Carry Me In Your Dreams Kejsi Tola

"No strings attached..."

Whatever else Eurovision may give us, it all comes back to uncomplicated pop in the end. Countries can deliver complex anthems and multi-layered orchestration and lyrics as meaningful as some of the greatest poetry, but at some point they will recall and return to what the contest, at its core, is all about: upbeat, uptempo, straightforward songs that conform to certain criteria and are completely transparent. One country to have come full circle in this respect is Albania, who are returning to their pop roots in Moscow with Kejsi Tola's Carry Me In Your Dreams.

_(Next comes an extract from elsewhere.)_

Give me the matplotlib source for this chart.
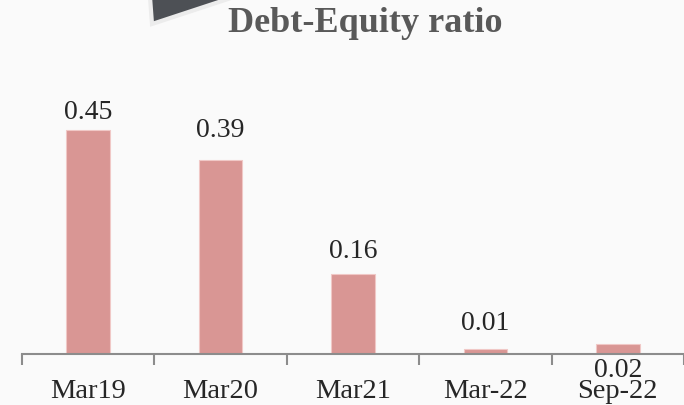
import matplotlib.pyplot as plt
from matplotlib.patches import Polygon

# data
periods = ['Mar19', 'Mar20', 'Mar21', 'Mar-22', 'Sep-22']
de_ratio = [0.45, 0.39, 0.16, 0.01, 0.02]

# label offsets in points above the bar top (hand-placed in the original)
label_offsets = [13, 22, 17, 19, -18]

W, H = 684, 406
fig = plt.figure(figsize=(W / 100, H / 100), dpi=100)
fig.patch.set_facecolor('#fafafa')

# axes spans x 22..684 px, y-axis baseline at 355 px
ax = fig.add_axes([22 / W, (H - 355) / H, (W - 22) / W, 300 / H])
ax.set_facecolor('none')

x = range(len(periods))
ax.bar(x, de_ratio, width=0.33, color='#d99694', edgecolor='#f0c8c6', linewidth=0.8)

for xi, val, off in zip(x, de_ratio, label_offsets):
    ax.annotate(f'{val:.2f}', (xi, val), xytext=(0, off), textcoords='offset points',
                ha='center', va='center', fontsize=20, family='Liberation Serif',
                color='#262626', annotation_clip=False)

ax.set_xlim(-0.5, 4.5)
ax.set_ylim(0, 300 / 498)

for s in ['top', 'right', 'left']:
    ax.spines[s].set_visible(False)
ax.spines['bottom'].set_color('#8c8c8c')
ax.spines['bottom'].set_linewidth(1.5)

ax.set_yticks([])
ax.set_xticks([i - 0.5 for i in range(len(periods) + 1)], minor=False)
ax.set_xticklabels([])
ax.set_xticks(list(x), minor=True)
ax.set_xticklabels(periods, minor=True, fontsize=20.5, family='Liberation Serif', color='#262626')
ax.tick_params(axis='x', which='major', direction='out', length=8, width=1.5, color='#8c8c8c')
ax.tick_params(axis='x', which='minor', length=0, pad=17)

fig.text(365 / W, 1 - 23 / H, 'Debt-Equity ratio', ha='center', va='center',
         fontsize=26, fontweight='bold', family='Liberation Serif', color='#595959')

# dark decorative shape in the top-left corner
pts = [(150, -2), (152, 25), (234, -2)]
shape = Polygon([(px / W, 1 - py / H) for px, py in pts], closed=True,
                transform=fig.transFigure, facecolor='#4d5055', edgecolor='#ececec', linewidth=3)
fig.patches.append(shape)

fig.savefig('out.png', dpi=100, facecolor=fig.get_facecolor())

Having cracked the top ten on debut with the similarly styled The Image Of You, they will be hoping that their restoration of Eurofabulousness takes them there once again after their wholly worthy but less successful intervening entries failed to do so, or failed to get them very far when they did.

I suspect, however, that composer Edmond Zhulali and lyricist June Muftaraj ('Mufty'?) Taylor - the same team behind Anjeza Shahini and Albania's first outing to the contest - will come away disappointed. While there's nothing wrong with Carry Me In Your Dreams, the fact that it comes fully labelled and does what it says on the tin may not be enough to sell it to the audience or the juries in a semi-final which is already hard enough to qualify from. It's destined to pick up points here and there, but I doubt it will collect enough of them to make it on its own, and the ingenuousness of the composition (in which the Albanian bagpipes seem more of an afterthought than ever before) suggests it is unlikely to win the support of any jury scoring it on depth and complexity. And in that case there'll only be one person who can change their minds: Ms Tola herself.

Unfortunately, where Kejsi is concerned it's very much a case of 'Jan Brady sings for Albania'. She has a fantastic voice for someone her age, but it's her age that's the problem: Festival i Këngës showed that while more than capable of belting out the song, she has no stage presence whatsoever. This was underscored in the preview video, in which she makes turning on the spot look like an exercise in applied mechanics. She is the quintessential ungainly teenager; one with killer vocals, sure, but however excited RTSH are getting about their Greek choreographer, there's only so much you can do with someone who makes a song like Carry Me In Your Dreams look like a gawky incident at a blue light disco. I would love for Albania to prove me wrong, since the song is one of my favourite pop concoctions in this year's selection, and unconditionally likeable, but I have my doubts.